The details of one of those aborted operations, in early 2005, were reported by The New York Times last June. In that case, an operation to send a team of the Navy Seals and the Army Rangers into Pakistan to capture Ayman al-Zawahri, Osama bin Laden’s top deputy, was aborted at the last minute.

Mr. Zawahri was believed by intelligence officials to be attending a meeting in Bajaur, in Pakistan’s tribal areas, and the Pentagon’s Joint Special Operations Command hastily put together a plan to capture him. There were strong disagreements inside the Pentagon and the C.I.A. about the quality of the intelligence, however, and some in the military expressed concern that the mission was unnecessarily risky.

Porter J. Goss, the C.I.A. director at the time, urged the military to carry out the mission, and some in the C.I.A. even wanted to execute it without informing Ryan C. Crocker, then the American ambassador to Pakistan. Mr. Rumsfeld ultimately refused to authorize the mission.
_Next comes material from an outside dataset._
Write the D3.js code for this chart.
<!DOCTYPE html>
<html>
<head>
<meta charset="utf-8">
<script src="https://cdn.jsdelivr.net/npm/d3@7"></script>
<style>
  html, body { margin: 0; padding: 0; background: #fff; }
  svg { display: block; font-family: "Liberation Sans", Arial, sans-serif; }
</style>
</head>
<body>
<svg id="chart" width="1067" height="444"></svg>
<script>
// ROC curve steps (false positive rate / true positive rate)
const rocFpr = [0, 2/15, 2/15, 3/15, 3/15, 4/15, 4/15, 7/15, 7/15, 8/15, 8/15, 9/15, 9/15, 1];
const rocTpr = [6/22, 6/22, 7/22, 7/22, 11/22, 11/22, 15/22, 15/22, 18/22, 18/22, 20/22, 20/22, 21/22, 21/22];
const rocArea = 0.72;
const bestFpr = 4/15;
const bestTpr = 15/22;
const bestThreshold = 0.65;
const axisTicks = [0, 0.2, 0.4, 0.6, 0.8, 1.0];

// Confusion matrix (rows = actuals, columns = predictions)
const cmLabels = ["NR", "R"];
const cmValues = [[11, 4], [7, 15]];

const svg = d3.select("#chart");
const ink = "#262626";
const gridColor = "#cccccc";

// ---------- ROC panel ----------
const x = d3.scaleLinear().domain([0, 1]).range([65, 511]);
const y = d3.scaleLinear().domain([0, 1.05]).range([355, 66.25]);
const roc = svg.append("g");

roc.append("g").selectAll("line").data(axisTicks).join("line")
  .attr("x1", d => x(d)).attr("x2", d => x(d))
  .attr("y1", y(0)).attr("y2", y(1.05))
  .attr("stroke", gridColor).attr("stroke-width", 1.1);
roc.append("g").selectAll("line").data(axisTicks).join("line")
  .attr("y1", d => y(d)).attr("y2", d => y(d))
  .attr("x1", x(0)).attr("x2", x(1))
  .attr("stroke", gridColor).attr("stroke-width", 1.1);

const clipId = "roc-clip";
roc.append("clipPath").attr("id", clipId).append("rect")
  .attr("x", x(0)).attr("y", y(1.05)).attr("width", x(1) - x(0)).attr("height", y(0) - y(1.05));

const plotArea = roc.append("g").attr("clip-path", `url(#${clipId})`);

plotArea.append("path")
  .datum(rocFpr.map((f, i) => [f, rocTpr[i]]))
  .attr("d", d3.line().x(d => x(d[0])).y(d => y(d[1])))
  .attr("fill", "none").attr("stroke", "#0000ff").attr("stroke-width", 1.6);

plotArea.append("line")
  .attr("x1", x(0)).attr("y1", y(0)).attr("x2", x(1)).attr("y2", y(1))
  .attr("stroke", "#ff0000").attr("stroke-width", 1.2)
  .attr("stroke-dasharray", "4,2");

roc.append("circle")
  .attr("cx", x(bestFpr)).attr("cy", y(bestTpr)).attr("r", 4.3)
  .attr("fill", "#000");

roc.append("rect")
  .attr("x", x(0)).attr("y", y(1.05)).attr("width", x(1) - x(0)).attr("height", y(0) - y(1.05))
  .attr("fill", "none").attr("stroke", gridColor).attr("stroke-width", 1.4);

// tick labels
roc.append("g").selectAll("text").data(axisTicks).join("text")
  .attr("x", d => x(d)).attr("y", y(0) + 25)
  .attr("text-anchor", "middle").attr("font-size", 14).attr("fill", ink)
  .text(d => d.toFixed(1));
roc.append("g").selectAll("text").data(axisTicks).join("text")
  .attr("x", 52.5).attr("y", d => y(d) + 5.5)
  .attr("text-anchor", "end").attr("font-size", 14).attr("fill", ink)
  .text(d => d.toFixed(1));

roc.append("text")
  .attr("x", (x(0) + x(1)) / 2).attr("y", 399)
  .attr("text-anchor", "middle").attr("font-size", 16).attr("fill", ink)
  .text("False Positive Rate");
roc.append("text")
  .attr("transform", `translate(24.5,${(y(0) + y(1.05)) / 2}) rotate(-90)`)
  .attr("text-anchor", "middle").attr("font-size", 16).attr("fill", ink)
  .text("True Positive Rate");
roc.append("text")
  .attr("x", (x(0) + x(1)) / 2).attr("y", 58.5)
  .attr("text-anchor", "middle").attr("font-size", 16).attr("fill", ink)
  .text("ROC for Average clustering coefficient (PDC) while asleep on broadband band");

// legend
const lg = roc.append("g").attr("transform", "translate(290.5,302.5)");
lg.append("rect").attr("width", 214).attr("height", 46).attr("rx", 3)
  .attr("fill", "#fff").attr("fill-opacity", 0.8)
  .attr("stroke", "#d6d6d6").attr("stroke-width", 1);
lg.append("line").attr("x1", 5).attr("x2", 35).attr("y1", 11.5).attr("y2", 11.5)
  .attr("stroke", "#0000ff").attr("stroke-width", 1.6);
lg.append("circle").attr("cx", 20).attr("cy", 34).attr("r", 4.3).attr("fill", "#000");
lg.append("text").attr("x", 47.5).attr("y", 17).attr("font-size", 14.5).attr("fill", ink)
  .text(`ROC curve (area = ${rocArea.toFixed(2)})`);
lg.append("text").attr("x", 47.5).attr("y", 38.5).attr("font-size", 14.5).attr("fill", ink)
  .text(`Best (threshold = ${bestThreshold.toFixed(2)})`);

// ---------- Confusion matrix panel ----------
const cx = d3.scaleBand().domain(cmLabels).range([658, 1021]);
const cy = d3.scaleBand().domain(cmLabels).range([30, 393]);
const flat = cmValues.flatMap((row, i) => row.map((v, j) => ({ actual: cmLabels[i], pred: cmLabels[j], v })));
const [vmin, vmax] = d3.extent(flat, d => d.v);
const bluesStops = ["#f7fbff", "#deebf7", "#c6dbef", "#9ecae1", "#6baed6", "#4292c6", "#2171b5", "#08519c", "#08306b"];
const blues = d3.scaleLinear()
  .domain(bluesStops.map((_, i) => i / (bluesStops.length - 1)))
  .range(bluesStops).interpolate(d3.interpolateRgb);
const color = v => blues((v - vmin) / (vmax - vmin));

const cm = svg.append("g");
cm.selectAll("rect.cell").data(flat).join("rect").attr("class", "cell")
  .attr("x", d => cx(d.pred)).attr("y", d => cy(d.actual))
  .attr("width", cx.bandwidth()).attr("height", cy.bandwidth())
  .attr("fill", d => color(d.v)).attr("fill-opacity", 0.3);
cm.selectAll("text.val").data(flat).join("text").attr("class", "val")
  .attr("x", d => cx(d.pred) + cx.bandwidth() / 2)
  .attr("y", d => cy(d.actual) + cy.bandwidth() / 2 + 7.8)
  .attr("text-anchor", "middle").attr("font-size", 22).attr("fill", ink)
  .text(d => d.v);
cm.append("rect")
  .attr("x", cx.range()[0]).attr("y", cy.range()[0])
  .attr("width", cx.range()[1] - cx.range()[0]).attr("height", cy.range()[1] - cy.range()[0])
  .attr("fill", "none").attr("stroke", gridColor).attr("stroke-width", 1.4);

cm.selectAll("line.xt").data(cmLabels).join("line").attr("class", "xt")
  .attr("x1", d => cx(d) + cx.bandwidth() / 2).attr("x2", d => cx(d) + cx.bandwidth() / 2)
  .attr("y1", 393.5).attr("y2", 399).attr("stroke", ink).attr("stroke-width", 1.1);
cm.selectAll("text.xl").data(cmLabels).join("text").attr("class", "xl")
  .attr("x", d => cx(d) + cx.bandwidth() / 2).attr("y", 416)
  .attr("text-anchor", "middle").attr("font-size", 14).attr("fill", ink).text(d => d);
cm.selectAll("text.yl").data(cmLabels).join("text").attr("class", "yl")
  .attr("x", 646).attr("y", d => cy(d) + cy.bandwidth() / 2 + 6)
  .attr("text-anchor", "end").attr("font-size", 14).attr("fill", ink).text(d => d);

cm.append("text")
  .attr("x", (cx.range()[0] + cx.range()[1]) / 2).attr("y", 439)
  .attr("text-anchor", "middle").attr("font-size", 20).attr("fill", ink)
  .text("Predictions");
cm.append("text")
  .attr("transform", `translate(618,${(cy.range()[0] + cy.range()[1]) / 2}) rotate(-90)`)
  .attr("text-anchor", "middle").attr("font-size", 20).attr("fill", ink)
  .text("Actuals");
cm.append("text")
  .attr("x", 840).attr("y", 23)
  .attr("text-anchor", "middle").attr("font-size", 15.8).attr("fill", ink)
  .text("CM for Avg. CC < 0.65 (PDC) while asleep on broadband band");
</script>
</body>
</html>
Former military and intelligence officials said that Lt. Gen. Stanley A. McChrystal, who recently completed his tour as head of the Joint Special Operations Command, had pressed for years to win approval for commando missions into Pakistan. But the missions were frequently rejected because officials in Washington determined that the risks to American troops and the alliance with Pakistan were too great....
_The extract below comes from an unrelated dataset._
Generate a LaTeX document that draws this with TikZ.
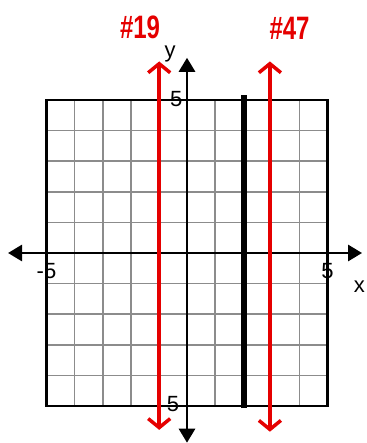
\documentclass[tikz,border=0pt]{standalone}
\usepackage{fontspec}
\setmainfont{Liberation Sans}
\usetikzlibrary{arrows.meta}
\begin{document}
\begin{tikzpicture}[x=28.1pt,y=30.6pt,
  gridline/.style={draw=black!45, line width=1.6pt},
  frame/.style={draw=black, line width=2.4pt},
  axis/.style={draw=black, line width=2.8pt, {Triangle[length=14pt,width=16pt]}-{Triangle[length=14pt,width=16pt]}},
  redline/.style={draw=red!90!black, line width=3.5pt,
    {Straight Barb[length=9pt,width=22pt,line width=3.5pt]}-{Straight Barb[length=9pt,width=22pt,line width=3.5pt]}},
  ticklabel/.style={font=\fontsize{22}{22}\selectfont, inner sep=0pt},
  redlabel/.style={font=\bfseries\fontsize{24}{24}\selectfont, text=red!90!black, inner sep=0pt, yscale=1.35}
]
\useasboundingbox (-6.655,-6.209) rectangle (6.370,8.268);
\fill[white] (-6.655,-6.209) rectangle (6.370,8.268);
% grid
\draw[gridline, step={(1,1)}] (-5,-5) grid (5,5);
\draw[frame] (-5,-5) rectangle (5,5);
% axes
\coordinate (xl) at (-6.37,0);
\coordinate (xr) at (6.23,0);
\coordinate (yt) at (0,6.38);
\coordinate (yb) at (0,-6.2);
\draw[axis] (xl) -- (xr);
\draw[axis] (yb) -- (yt);
% thick black line x=2
\coordinate (bt) at (2.03,5.16);
\coordinate (bb) at (2.03,-5.07);
\draw[line width=6.5pt] (bb) -- (bt);
% red lines
\coordinate (r1t) at (-0.99,6.26);
\coordinate (r1b) at (-0.99,-5.78);
\coordinate (r2t) at (2.95,6.26);
\coordinate (r2b) at (2.95,-5.84);
\draw[redline] (r1b) -- (r1t);
\draw[redline] (r2b) -- (r2t);
% labels
\node[ticklabel] (ylab) at (-0.6,6.5) {y};
\node[ticklabel] (xlab) at (6.13,-1.1) {x};
\node[ticklabel] (t5) at (-0.38,5.03) {5};
\node[ticklabel] (bm5) at (-0.5,-4.92) {5};
\node[ticklabel] (lm5) at (-5.0,-0.58) {-5};
\node[ticklabel] (r5) at (5.0,-0.58) {5};
\node[redlabel] (n19) at (-1.67,7.39) {\#19};
\node[redlabel] (n47) at (3.65,7.35) {\#47};
\end{tikzpicture}
\end{document}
All through the Bush years we were told that he and his crew were straight-shootin' gunslingers who were going to clean up Dodge because their mission was clear and their aim was true. We were told that moral relativism and liberal guilt and lack of testicular fortitude were the only reasons a president might fail to follow through when an evildoing terrorist scum was reportedly in America's gunsights. So much for that theiry.